La revolución de la IA en el campo farmacológico (para bien y para mal)


Hace unos meses, investigadores de Norteamérica anunciaban la creación de un nuevo antibiótico, llamado abaucina, capaz de matar una especie mortal de superbacteria (Acinetobacter baumannii). Aunque el fármaco precisa todavía de más pruebas –como mínimo no llegará al mercado hasta 2030-, el hallazgo ponía de manifiesto las bondades de la Inteligencia Artificial (IA), pues fue gracias a ella como se llegó al resultado.

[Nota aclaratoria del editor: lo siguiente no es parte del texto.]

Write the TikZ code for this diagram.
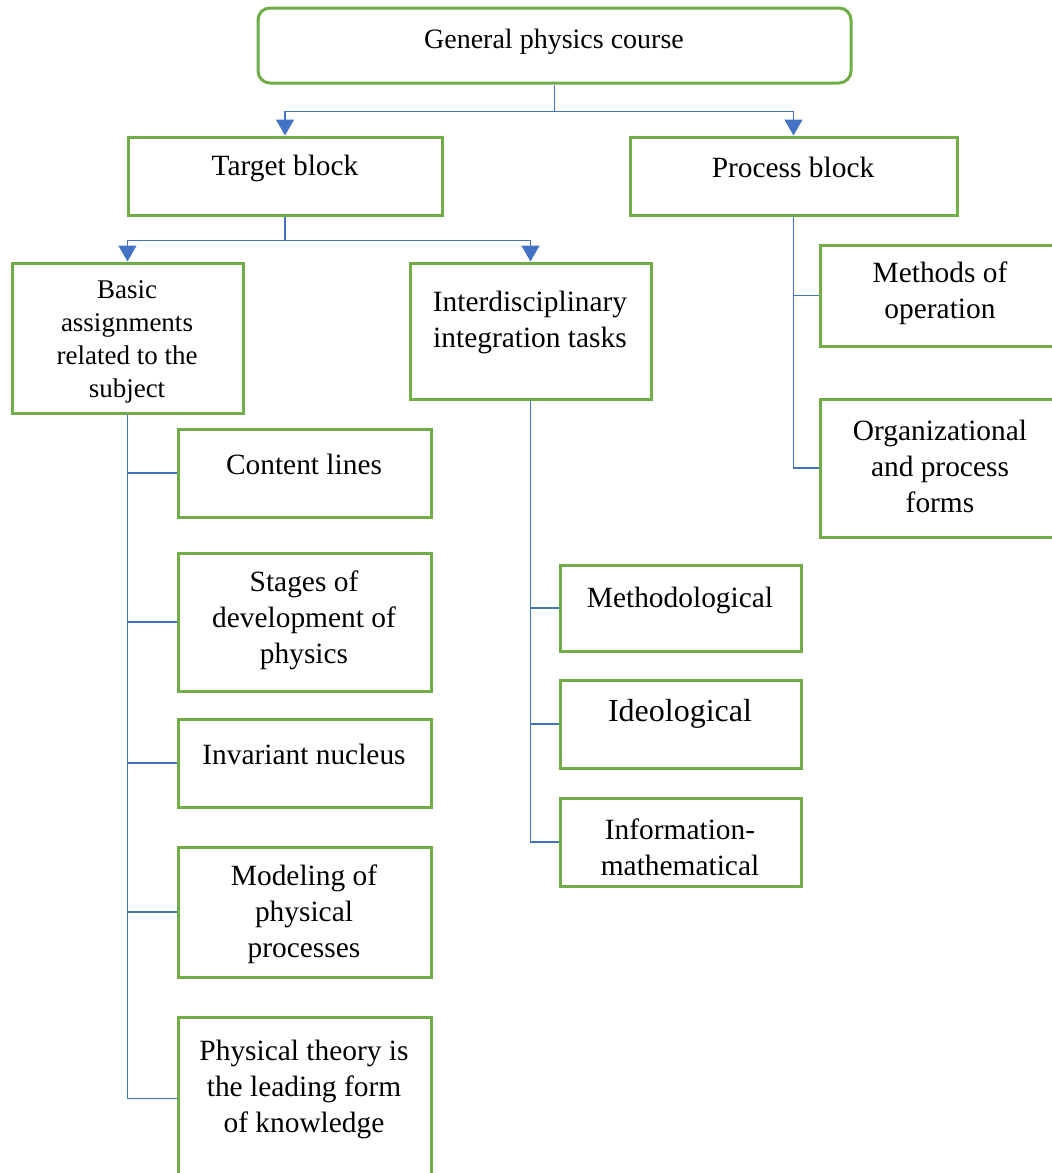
\documentclass[tikz,border=0pt]{standalone}
\usepackage{fontspec}
\setmainfont{Liberation Serif}
\usepackage{tikz}
\usetikzlibrary{arrows.meta,positioning}
\usepackage{xcolor}
\definecolor{pgreen}{RGB}{112,173,71}
\definecolor{pblue}{RGB}{68,114,196}
\tikzstyle{blk} = [rectangle, draw=pgreen, line width=1.5pt, inner sep=0pt]
\tikzstyle{txt} = [align=center, inner sep=0pt, font=\fontsize{14.7}{18}\selectfont]
\tikzstyle{flow} = [draw=pblue, line width=0.75pt, -{Triangle[width=9pt,length=8pt]}]
\tikzstyle{link} = [draw=pblue, line width=0.75pt]

\begin{document}
\begin{tikzpicture}[x=0.5pt, y=-0.5pt]
    \useasboundingbox (0,0) rectangle (1051,1173);

    % Course
    \node[blk, rounded corners=6pt, minimum width=296.5pt, minimum height=37.5pt] (general) at (554.5, 45.5) {};
    \node[txt, font=\fontsize{14}{18}\selectfont] (generalT) at (554, 42) {General physics course};

    % Target block
    \node[blk, minimum width=157pt, minimum height=39pt] (target) at (285, 176) {};
    \node[txt] (targetT) at (285, 168) {Target block};

    % Process block
    \node[blk, minimum width=163.5pt, minimum height=39pt] (process) at (793.5, 176) {};
    \node[txt] (processT) at (793, 167) {Process block};

    % Basic assignments
    \node[blk, minimum width=115.5pt, minimum height=75pt] (basic) at (127.5, 338) {};
    \node[txt, font=\fontsize{13.5}{16.5}\selectfont] (basicT) at (127, 342) {Basic\\ assignments\\ related to the\\ subject};

    % Interdisciplinary
    \node[blk, minimum width=120.5pt, minimum height=68pt] (inter) at (530.5, 331) {};
    \node[txt] (interT) at (530, 322) {Interdisciplinary\\ integration tasks};

    % Process children
    \node[blk, minimum width=120pt, minimum height=50.5pt] (methods) at (940, 295.5) {};
    \node[txt] (methodsT) at (940, 293) {Methods of\\ operation};
    \node[blk, minimum width=120pt, minimum height=69pt] (org) at (940, 468) {};
    \node[txt] (orgT) at (940, 466) {Organizational\\ and process\\ forms};

    % Subject children
    \node[blk, minimum width=126.5pt, minimum height=44pt] (content) at (304.5, 473) {};
    \node[txt] (contentT) at (304, 464) {Content lines};
    \node[blk, minimum width=126.5pt, minimum height=69pt] (stages) at (304.5, 622) {};
    \node[txt] (stagesT) at (304, 620) {Stages of\\ development of\\ physics};
    \node[blk, minimum width=126.5pt, minimum height=44pt] (invariant) at (304.5, 763) {};
    \node[txt] (invariantT) at (304, 754) {Invariant nucleus};
    \node[blk, minimum width=126.5pt, minimum height=65pt] (modeling) at (304.5, 912) {};
    \node[txt] (modelingT) at (304, 914) {Modeling of\\ physical\\ processes};
    \node[blk, minimum width=126.5pt, minimum height=81.5pt] (theory) at (304.5, 1098.5) {};
    \node[txt] (theoryT) at (304, 1089) {Physical theory is\\ the leading form\\ of knowledge};

    % Integration children
    \node[blk, minimum width=120.5pt, minimum height=43pt] (method) at (680.5, 608) {};
    \node[txt] (methodT) at (680, 600) {Methodological};
    \node[blk, minimum width=120.5pt, minimum height=44pt] (ideo) at (680.5, 724) {};
    \node[txt, font=\fontsize{16}{18}\selectfont] (ideoT) at (680, 714) {Ideological};
    \node[blk, minimum width=120.5pt, minimum height=44pt] (info) at (680.5, 842) {};
    \node[txt] (infoT) at (680, 847) {Information-\\ mathematical};

    % Arrows
    \draw[flow] (general.south) -- ++(0,27) -| (target.north);
    \draw[flow] (general.south) -- ++(0,27) -| (process.north);
    \draw[flow] (target.south) -- ++(0,24) -| (basic.north);
    \draw[flow] (target.south) -- ++(0,24) -| (inter.north);

    % Branches
    \foreach \n in {methods,org}
        \draw[link] (process.south) |- (\n.west);
    \foreach \n in {content,stages,invariant,modeling,theory}
        \draw[link] (basic.south) |- (\n.west);
    \foreach \n in {method,ideo,info}
        \draw[link] (inter.south) |- (\n.west);
\end{tikzpicture}
\end{document}
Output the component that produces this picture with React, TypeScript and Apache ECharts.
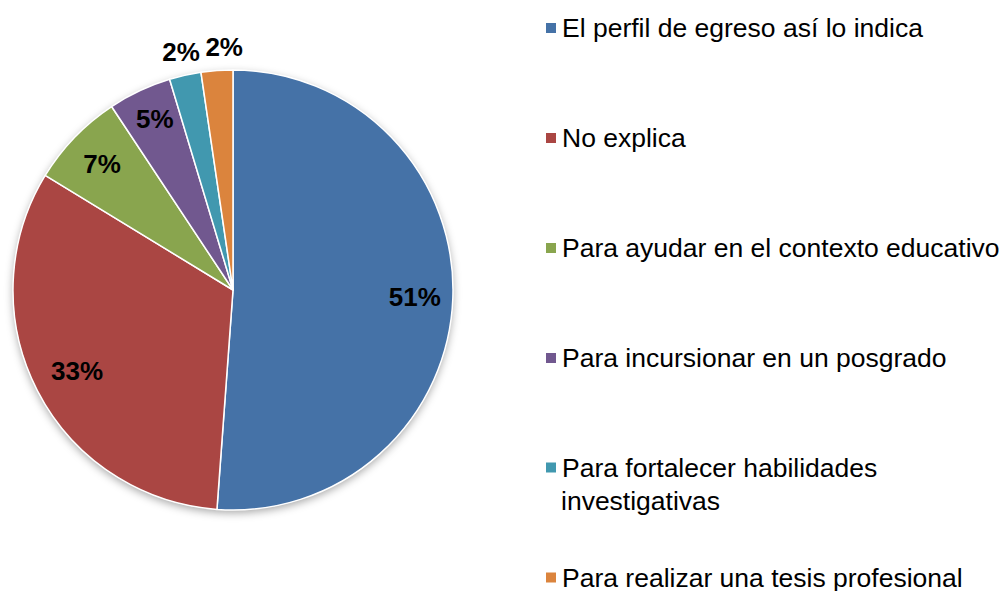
import React, { useEffect, useRef } from "react";
import * as echarts from "echarts";

const categories = [
  "El perfil de egreso así lo indica",
  "No explica",
  "Para ayudar en el contexto educativo",
  "Para incursionar en un posgrado",
  "Para fortalecer habilidades investigativas",
  "Para realizar una tesis profesional",
];
const counts = [22, 14, 3, 2, 1, 1];
const colors = ["#4572A7", "#AA4643", "#89A54E", "#71588F", "#4198AF", "#DB843D"];
const legendCenters = [27.5, 137.5, 247.5, 357.5, 467, 577];
const innerLabelIdx = [0, 1, 2, 3];
const wrappedFirst = "Para fortalecer habilidades";
const wrappedSecond = "investigativas";

const FONT = "'Liberation Sans', Arial, sans-serif";

export default function App() {
  const ref = useRef<HTMLDivElement>(null);
  useEffect(() => {
    document.body.style.margin = "0";
    const chart = echarts.init(ref.current!, null, { renderer: "svg" });
    const total = counts.reduce((a, b) => a + b, 0);
    const pct = (v: number) => Math.round((v / total) * 100) + "%";
    const center = [233, 290];
    const R = 220;
    const lh = 26;
    const fs = 26.5;

    const legends = categories.map((name, i) => ({
      data: [name],
      orient: "vertical",
      left: 544,
      top: legendCenters[i] - lh / 2,
      padding: 0,
      itemWidth: 12,
      itemHeight: 12,
      icon: "rect",
      selectedMode: false,
      formatter: i === 4 ? () => wrappedFirst : undefined,
      textStyle: {
        fontFamily: FONT,
        fontSize: fs,
        color: "#000",
        lineHeight: lh,
      },
    }));

    const baseData = categories.map((name, i) => ({
      name,
      value: counts[i],
      itemStyle: { color: colors[i] },
    }));

    const labelStyle = {
      show: true,
      position: "inside",
      fontFamily: FONT,
      fontSize: 26,
      fontWeight: "bold",
      color: "#000",
    };

    chart.setOption({
      animation: false,
      legend: legends,
      graphic: [
        {
          type: "text",
          left: 561,
          top: legendCenters[4] + 33 - lh / 2,
          style: {
            text: wrappedSecond,
            fontFamily: FONT,
            fontSize: fs,
            lineHeight: lh,
            fill: "#000",
          },
        },
      ],
      series: [
        {
          type: "pie",
          center,
          radius: R,
          silent: true,
          label: { show: false },
          labelLine: { show: false },
          itemStyle: {
            color: "#fff",
            shadowBlur: 8,
            shadowOffsetY: 3,
            shadowColor: "rgba(0,0,0,0.35)",
          },
          data: [{ name: "__bg", value: 1 }],
          z: 1,
        },
        {
          type: "pie",
          center,
          radius: R,
          startAngle: 90,
          clockwise: true,
          label: { show: false },
          labelLine: { show: false },
          itemStyle: { borderColor: "#fff", borderWidth: 1.5 },
          emphasis: { disabled: true },
          data: baseData,
          z: 2,
        },
        {
          type: "pie",
          center,
          radius: [138, R],
          silent: true,
          startAngle: 90,
          itemStyle: { color: "transparent" },
          labelLine: { show: false },
          label: labelStyle,
          data: categories.map((name, i) => ({
            name,
            value: counts[i],
            label: {
              show: innerLabelIdx.includes(i),
              formatter: pct(counts[i]),
              offset: i === 1 ? [6, -2] : i === 3 ? [-1, -6] : [0, 0],
            },
          })),
          z: 3,
        },
        {
          type: "pie",
          center,
          radius: [R, 262],
          silent: true,
          startAngle: 90,
          itemStyle: { color: "transparent" },
          labelLine: { show: false },
          label: labelStyle,
          data: categories.map((name, i) => ({
            name,
            value: counts[i],
            label: {
              show: !innerLabelIdx.includes(i),
              formatter: pct(counts[i]),
              offset: i === 5 ? [9, 0] : [1, 0],
            },
          })),
          z: 3,
        },
      ],
    });
    return () => chart.dispose();
  }, []);
  return <div ref={ref} style={{ width: 1004, height: 591 }} />;
}
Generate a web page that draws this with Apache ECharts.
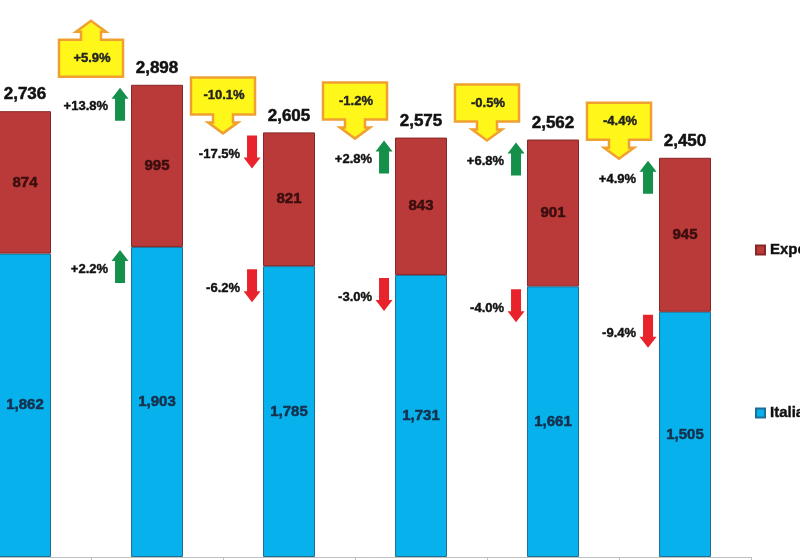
<!DOCTYPE html>
<html>
<head>
<meta charset="utf-8">
<script src="https://cdn.jsdelivr.net/npm/echarts@6/dist/echarts.min.js"></script>
<style>html,body{margin:0;padding:0;background:#fff}#c{width:800px;height:560px}</style>
</head>
<body>
<div id="c"></div>
<script>
const categories = ['2007', '2008', '2009', '2010', '2011', '2012'];
const italia = [1862, 1903, 1785, 1731, 1661, 1505];
const exportV = [874, 995, 821, 843, 901, 945];
const totals = [2736, 2898, 2605, 2575, 2562, 2450];
const exportChange = [null, 13.8, -17.5, 2.8, 6.8, 4.9];
const italiaChange = [null, 2.2, -6.2, -3.0, -4.0, -9.4];
const totalChange = [null, 5.9, -10.1, -1.2, -0.5, -4.4];

const FONT = '"Liberation Sans", Arial, sans-serif';
function fmtNum(v) { return v.toLocaleString('en-US'); }
function fmtPct(v) { return (v > 0 ? '+' : '') + v.toFixed(1) + '%'; }

const changeData = [];
for (let i = 0; i < categories.length; i++) {
  if (exportChange[i] != null) changeData.push([i, italia[i] + exportV[i], exportChange[i]]);
  if (italiaChange[i] != null) changeData.push([i, italia[i], italiaChange[i]]);
}
const calloutData = [];
for (let i = 0; i < categories.length; i++) {
  if (totalChange[i] != null) calloutData.push([i, italia[i] + exportV[i], totalChange[i]]);
}

function renderChange(params, api) {
  const i = api.value(0), v = api.value(1), ch = api.value(2);
  const p = api.coord([i, v]);
  const cw = api.size([1, 0])[0];
  const cx = p[0] - cw * 0.28;
  const y0 = p[1] + 3;
  const L = 33, hh = 11, hw = 8.5, sw = 5;
  const up = ch > 0;
  let pts;
  if (up) {
    pts = [[cx, y0], [cx + hw, y0 + hh], [cx + sw, y0 + hh], [cx + sw, y0 + L], [cx - sw, y0 + L], [cx - sw, y0 + hh], [cx - hw, y0 + hh]];
  } else {
    pts = [[cx - sw, y0], [cx + sw, y0], [cx + sw, y0 + L - hh], [cx + hw, y0 + L - hh], [cx, y0 + L], [cx - hw, y0 + L - hh], [cx - sw, y0 + L - hh]];
  }
  return {
    type: 'group',
    children: [
      { type: 'polygon', shape: { points: pts }, style: { fill: up ? '#14904A' : '#E8232B' } },
      { type: 'text', style: { text: fmtPct(ch), x: cx - 12, y: y0 + 19, align: 'right', verticalAlign: 'middle', font: 'bold 13px ' + FONT, fill: '#111', stroke: '#111', lineWidth: 0.4 } }
    ]
  };
}

function renderCallout(params, api) {
  const i = api.value(0), v = api.value(1), ch = api.value(2);
  const p = api.coord([i, v]);
  const cw = api.size([1, 0])[0];
  const cx = p[0] - cw / 2;
  const W = 64, H = 37, A = 19, sh = 10, hhw = 15, sl = 8;
  const Lx = cx - W / 2, Rx = cx + W / 2;
  let pts, T, B;
  if (ch < 0) {
    const tip = p[1] + 1;
    B = tip - A; T = B - H;
    pts = [[Lx, T], [Rx, T], [Rx, B], [cx + sh, B], [cx + sh, B + sl], [cx + hhw, B + sl], [cx, tip], [cx - hhw, B + sl], [cx - sh, B + sl], [cx - sh, B], [Lx, B]];
  } else {
    B = p[1] - 8; T = B - H;
    const tip = T - A;
    pts = [[Lx, B], [Lx, T], [cx - sh, T], [cx - sh, T - sl], [cx - hhw, T - sl], [cx, tip], [cx + hhw, T - sl], [cx + sh, T - sl], [cx + sh, T], [Rx, T], [Rx, B]];
  }
  return {
    type: 'group',
    children: [
      { type: 'polygon', shape: { points: pts }, style: { fill: '#FFF71A', stroke: '#F0A030', lineWidth: 2.5, lineJoin: 'miter' } },
      { type: 'text', style: { text: fmtPct(ch), x: cx + 1, y: (T + B) / 2, align: 'center', verticalAlign: 'middle', font: 'bold 13px ' + FONT, fill: '#222', stroke: '#222', lineWidth: 0.4 } }
    ]
  };
}

const chart = echarts.init(document.getElementById('c'), null, { renderer: 'canvas' });
chart.setOption({
  animation: false,
  backgroundColor: '#ffffff',
  textStyle: { fontFamily: FONT },
  grid: { left: -41, right: 49, top: 3, bottom: 3, containLabel: false, outerBoundsMode: 'none' },
  legend: {
    data: ['Export', 'Italia'],
    orient: 'vertical',
    left: 750,
    top: 236,
    itemWidth: 9,
    itemHeight: 9,
    itemGap: 145,
    icon: 'rect',
    textStyle: { fontFamily: FONT, fontWeight: 'bold', fontSize: 15, color: '#111', lineHeight: 18, textBorderColor: '#111', textBorderWidth: 0.4 }
  },
  xAxis: {
    type: 'category',
    data: categories,
    axisLine: { lineStyle: { color: '#BFBFBF', width: 1 } },
    axisTick: { show: true, length: 6, lineStyle: { color: '#BFBFBF' } },
    axisLabel: { show: false },
    splitLine: { show: false }
  },
  yAxis: {
    type: 'value',
    min: 0,
    max: 3400,
    show: false,
    splitLine: { show: false }
  },
  series: [
    {
      name: 'Italia',
      type: 'bar',
      stack: 'tot',
      barWidth: '39.4%',
      data: italia,
      itemStyle: { color: '#06B1EC', borderColor: '#1F6F95', borderWidth: 1 },
      label: { show: true, position: 'inside', formatter: p => fmtNum(p.value), fontFamily: FONT, fontWeight: 'bold', fontSize: 15, color: '#15304C', textBorderColor: '#15304C', textBorderWidth: 0.5 }
    },
    {
      name: 'Export',
      type: 'bar',
      stack: 'tot',
      barWidth: '39.4%',
      data: exportV,
      itemStyle: { color: '#BA3A3A', borderColor: '#862626', borderWidth: 1 },
      label: { show: true, position: 'inside', formatter: p => fmtNum(p.value), fontFamily: FONT, fontWeight: 'bold', fontSize: 15, color: '#3A0E0E', textBorderColor: '#3A0E0E', textBorderWidth: 0.5 }
    },
    {
      name: 'totals',
      type: 'bar',
      stack: 'tot',
      barWidth: '39.4%',
      data: totals.map(() => 0),
      itemStyle: { color: 'transparent' },
      label: { show: true, position: 'top', distance: 8, formatter: p => fmtNum(totals[p.dataIndex]), fontFamily: FONT, fontWeight: 'bold', fontSize: 17, color: '#111', textBorderColor: '#111', textBorderWidth: 0.5 },
      silent: true
    },
    {
      name: 'changes',
      type: 'custom',
      coordinateSystem: 'cartesian2d',
      renderItem: renderChange,
      encode: { x: 0, y: 1 },
      data: changeData,
      z: 5,
      clip: false
    },
    {
      name: 'callouts',
      type: 'custom',
      coordinateSystem: 'cartesian2d',
      renderItem: renderCallout,
      encode: { x: 0, y: 1 },
      data: calloutData,
      z: 6,
      clip: false
    }
  ]
});
</script>
</body>
</html>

Según relataron los responsables de la investigación, tras someter al correspondiente entrenamiento al sistema, la IA fue capaz de reducir una lista de casi 6.700 compuestos cuya eficacia se desconocía. Probando 240 de ellos, los científicos terminaron por dar con la abaucina. Esa capacidad de la IA de acelerar y ampliar la búsqueda de antibióticos se está perfilando como una auténtica revolución sanitaria, especialmente considerando que la resistencia a los medicamentos se ha convertido en un problema de primer orden, pues al año se producen hasta 700.000 muertes atribuidas a enfermedades resistentes a los medicamentos. Una cifra, además, que para el año 2050 podría incrementarse en un 10%.

Este viaje comenzó años atrás, con experiencias como la del MIT (Massachusetts Technology Institute) cuando en 2020 descubrió gracias a IA un antibiótico (hacilina) capaz de matar la bacteria E.coli. Trabajando sobre la base de 6.000 compuestos, el sistema dio con la hacilina en un lapso de tiempo reducido, con ventajas por partida doble: además de dar como resultado a un antibiótico capaz de acabar con muchas bacterias, su estructura era radicalmente distinta a los antibióticos existentes, lo que hace más complicada la resistencia de las bacterias.

Los tiempos se reducen extraordinariamente con el uso de la IA hasta el punto de que si en los 2000 el descubrimiento y desarrollo de un fármaco llevaba más de una década, en el caso de la hacilina la IA probó más de 100 millones de compuestos químicos en tan sólo unos días. El impacto beneficioso que tiene el aprendizaje automático de la IA es esencial a la hora de realizar predicciones de la eficacia y toxicidad de posibles compuestos farmacológicos, que es uno de los protocolos que más ralentiza este proceso, así como en prever interacciones entre diferentes compuestos.

La compañía Insilico Medicine, con sede en Hong Kong, comenzaba a principios de verano los primeros ensayos clínicos de un fármaco generado íntegramente con IA. Se trata del medicamento INS018_055 indicado para el tratamiento de la fibrosis pulmonar idiopática, una enfermedad crónica que provoca cicatrices en los pulmones y puede llegar a ser mortal en el plazo de 2-5 años si no se trata.

Arma de doble filo

No es oro todo lo que reluce. Detrás de estas historias de éxito hay un gran esfuerzo de entrenamiento de los sistemas. Este proceso es la base de todo y se enfrenta al problema a dos grandes dificultades: por un lado, la cantidad de datos accesibles, que puede ser limitada para la ingente cantidad de información que se precisa; por otro, la baja calidad o inconsistencia de esos mismos datos.

Por otro lado, este uso de la IA para generar medicamentos también tiene su lado perverso, pues ese mismo potencial podría utilizarse para crear sofisticadas armas bioquímicas. Las capacidades de aprendizaje automático pueden aprovecharse para corromper moléculas, para hacerlas letales. Existen experimentos al respecto en el marco de la Convención sobre Armas Biológicas y Químicas, publicados en la revista Nature Machine Intelligence, cuando un grupo de científicos puso el sistema de IA a trabajar con este propósito y en tan sólo seis horas consiguió esbozar alrededor de 40.000 moléculas potencialmente asesinas.

El sistema fue capaz de desarrollar agentes químicos ya descubiertos pero, curiosamente, con los que ni siquiera había sido entrenado previamente. Lo más escalofriante no es eso, sino que además de generar compuestos con elevadas tasas de toxicidad nunca vistas antes, éstos apenas tenían similitudes con toxinas existentes; es decir, eran armas bioquímicas letales completamente nuevas. Asistimos, pues, a una prueba más de cómo la ciencia corre mucho más deprisa que la legislación, que en el caso concreto de la IA viene arrastrando los pies con el consiguiente riesgo que implica.